I have a NLP/text data classification problem where there is a very skewed distribution - class 0 - 98%, class 1 - 2%
For my training and validation data I am doing oversampling and my class distribution is class 0 - 55%, class 1 - 45%
.
The test data has skewed distribution
i built a model using nn.BCEWithLogitsLoss(pos_weight=tensor(1.2579, device='cuda:0'))
. pos_weight
was calculated using 55/45
(class distribution in training data.)
and on my class 1 of test data I got f1
performance of 0.07
,
true negatives, false positives, false negative, true positive = (28809, 13258, 537, 495)
I changed to focal loss using below code and my performance didnt improve a lot. f1
on class 1 of test data is still same and
true negatives, false positives, false negative, true positive = (32527, 9540, 640, 392)
kornia.losses.binary_focal_loss_with_logits(probssss, labelsss,alpha=0.25,gamma=2.0,reduction='mean')
- are my alpha and gamma parameters wrong? Are there any specific values that I should try?
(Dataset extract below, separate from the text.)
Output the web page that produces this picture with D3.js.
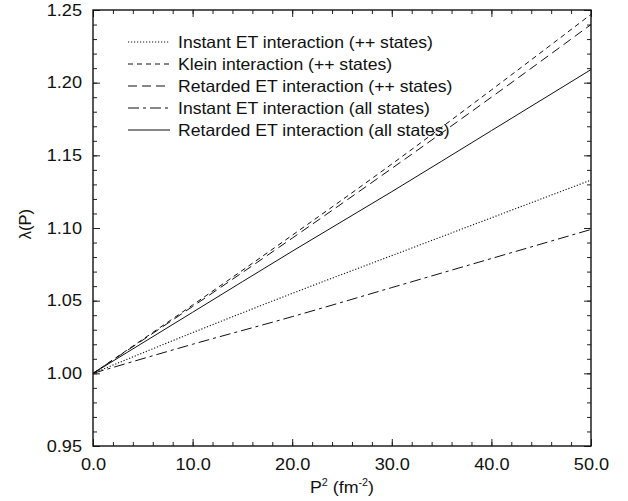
<!DOCTYPE html>
<html>
<head>
<meta charset="utf-8">
<script src="https://cdn.jsdelivr.net/npm/d3@7"></script>
<style>
  body { margin: 0; background: #fff; }
  text { font-family: "Liberation Sans", Arial, sans-serif; fill: #111; }
</style>
</head>
<body>
<div id="container"></div>
<script>
/* CONSTANTS AND GLOBALS */
const width = 628,
  height = 501,
  margin = { top: 10, bottom: 55, left: 93, right: 37 },
  stretch = 1.1; // text in the reference is a bit wide

/* DATA */
const pSquared = [0, 10, 20, 30, 40, 50];
const instantPP = [1.000, 1.028, 1.055, 1.081, 1.107, 1.133];
const kleinPP = [1.000, 1.047, 1.095, 1.144, 1.195, 1.247];
const retardedPP = [1.000, 1.046, 1.093, 1.141, 1.190, 1.240];
const instantAll = [1.000, 1.020, 1.039, 1.059, 1.079, 1.099];
const retardedAll = [1.000, 1.042, 1.084, 1.125, 1.167, 1.209];

const seriesNames = [
  "Instant ET interaction (++ states)",
  "Klein interaction (++ states)",
  "Retarded ET interaction (++ states)",
  "Instant ET interaction (all states)",
  "Retarded ET interaction (all states)"
];
const seriesValues = [instantPP, kleinPP, retardedPP, instantAll, retardedAll];
// dash patterns, one per series
const dashes = ["1.2,1.8", "5,4", "9,5", "11,4,3,4", null];

const xTicks = [0, 10, 20, 30, 40, 50];
const yTicks = [0.95, 1.00, 1.05, 1.10, 1.15, 1.20, 1.25];

/* SCALES */
const xScale = d3.scaleLinear()
  .domain([0, 50])
  .range([margin.left, width - margin.right]);

const yScale = d3.scaleLinear()
  .domain([0.95, 1.25])
  .range([height - margin.bottom, margin.top]);

/* HTML ELEMENTS */
const svg = d3.select("#container")
  .append("svg")
  .attr("width", width)
  .attr("height", height);

const plotH = height - margin.top - margin.bottom;
const plotW = width - margin.left - margin.right;

// minor ticks first, then major ticks with labels (all inward)
const xMinor = d3.range(0, 50.001, 2);
const yMinor = d3.range(0.95, 1.2501, 0.01);

svg.append("g")
  .attr("transform", `translate(0,${height - margin.bottom})`)
  .call(d3.axisBottom(xScale).tickValues(xMinor).tickSize(-4).tickFormat(""))
  .call(g => g.select(".domain").remove());
svg.append("g")
  .attr("transform", `translate(0,${margin.top})`)
  .call(d3.axisTop(xScale).tickValues(xMinor).tickSize(-4).tickFormat(""))
  .call(g => g.select(".domain").remove());
svg.append("g")
  .attr("transform", `translate(${margin.left},0)`)
  .call(d3.axisLeft(yScale).tickValues(yMinor).tickSize(-4).tickFormat(""))
  .call(g => g.select(".domain").remove());
svg.append("g")
  .attr("transform", `translate(${width - margin.right},0)`)
  .call(d3.axisRight(yScale).tickValues(yMinor).tickSize(-4).tickFormat(""))
  .call(g => g.select(".domain").remove());

const xAxis = svg.append("g")
  .attr("transform", `translate(0,${height - margin.bottom})`)
  .call(d3.axisBottom(xScale).tickValues(xTicks).tickSize(-7).tickPadding(12).tickFormat(d3.format(".1f")));
xAxis.select(".domain").remove();

svg.append("g")
  .attr("transform", `translate(0,${margin.top})`)
  .call(d3.axisTop(xScale).tickValues(xTicks).tickSize(-7).tickFormat(""))
  .call(g => g.select(".domain").remove());

const yAxis = svg.append("g")
  .attr("transform", `translate(${margin.left},0)`)
  .call(d3.axisLeft(yScale).tickValues(yTicks).tickSize(-7).tickPadding(11).tickFormat(d3.format(".2f")));
yAxis.select(".domain").remove();

svg.append("g")
  .attr("transform", `translate(${width - margin.right},0)`)
  .call(d3.axisRight(yScale).tickValues(yTicks).tickSize(-7).tickFormat(""))
  .call(g => g.select(".domain").remove());

// widen tick labels a little
svg.selectAll(".tick text")
  .attr("font-size", 16.5)
  .attr("x", function () { return +d3.select(this).attr("x") / stretch; })
  .attr("transform", `scale(${stretch},1)`);

svg.selectAll(".tick line").attr("stroke", "#222").attr("stroke-width", 1);

// frame
svg.append("rect")
  .attr("x", margin.left)
  .attr("y", margin.top)
  .attr("width", plotW)
  .attr("height", plotH)
  .attr("fill", "none")
  .attr("stroke", "#111")
  .attr("stroke-width", 1.4);

// curves
const line = d3.line()
  .x((d, i) => xScale(pSquared[i]))
  .y(d => yScale(d))
  .curve(d3.curveMonotoneX);

svg.selectAll("path.curve")
  .data(seriesValues)
  .join("path")
  .attr("class", "curve")
  .attr("d", d => line(d))
  .attr("fill", "none")
  .attr("stroke", "#111")
  .attr("stroke-width", (d, i) => i === 0 ? 1.1 : 1)
  .attr("stroke-dasharray", (d, i) => dashes[i]);

// legend
const legend = svg.append("g");
seriesNames.forEach((name, i) => {
  const y = 42 + i * 22;
  legend.append("line")
    .attr("x1", 128).attr("x2", 170)
    .attr("y1", y).attr("y2", y)
    .attr("stroke", "#111")
    .attr("stroke-width", 1)
    .attr("stroke-dasharray", dashes[i]);
  legend.append("text")
    .attr("transform", `translate(178,${y}) scale(1.08,1)`)
    .attr("dy", "0.35em")
    .attr("font-size", 16.3)
    .text(name);
});

// axis titles
const xt = svg.append("text")
  .attr("transform", `translate(${(margin.left + width - margin.right) / 2},493) scale(1.08,1)`)
  .attr("text-anchor", "middle")
  .attr("font-size", 16.5);
xt.append("tspan").text("P");
xt.append("tspan").attr("dy", -7).attr("font-size", 10).text("2");
xt.append("tspan").attr("dy", 7).text(" (fm");
xt.append("tspan").attr("dy", -7).attr("font-size", 10).text("-2");
xt.append("tspan").attr("dy", 7).text(")");

svg.append("text")
  .attr("transform", `translate(31,${(margin.top + height - margin.bottom) / 2 - 4}) rotate(-90)`)
  .attr("text-anchor", "middle")
  .attr("font-size", 16.5)
  .text("λ(P)");
</script>
</body>
</html>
I could try to tune them but it might take a lot of time and resources. therefore I am looking for recommendations
- for my
nn.BCEWithLogitsLoss(pos_weight=tensor(1.2579, device='cuda:0'))
should I use any other value forpos_weight
? Please remember that my goal is to get maximumf1
performance for test data class 1
#update
I am building a CNN using glove embedding - i take my text and find their glove embedding - i am removing all punctuation and apart from that no other major data cleaning. I am interested in tuning parameters of the focal loss - alpha and gamma
My model is as below
class CNN(nn.Module):
def __init__(self,
pretrained_embedding,
embed_dim,
filter_sizes,
num_filters,
fc1_neurons,
fc2_neurons,
dropout):
super(CNN, self).__init__()
# Embedding layer
self.vocab_size, self.embed_dim = pretrained_embedding.shape
self.embedding = nn.Embedding.from_pretrained(pretrained_embedding,
freeze=True)
# Conv Network
self.conv1d_list = nn.ModuleList([
nn.Conv1d(in_channels=self.embed_dim,
out_channels=num_filters[i],
kernel_size=filter_sizes[i])
for i in range(len(filter_sizes))
])
#Batchnorm
self.batch_norm1 = nn.BatchNorm1d(num_filters[0] * len(filter_sizes))
# Dropout Layer
self.dropout = nn.Dropout(p=dropout)
# RELU activation function
self.relu = nn.ReLU()
# Fully-connected layers
# self.fc1 = nn.Linear(np.sum(num_filters), fc1_neurons)
self.batch_norm2 = nn.BatchNorm1d(num_filters)
self.fc2 = nn.Linear(np.sum(num_filters), fc2_neurons)
self.batch_norm3 = nn.BatchNorm1d(fc2_neurons)
self.fc3 = nn.Linear(fc2_neurons, 1)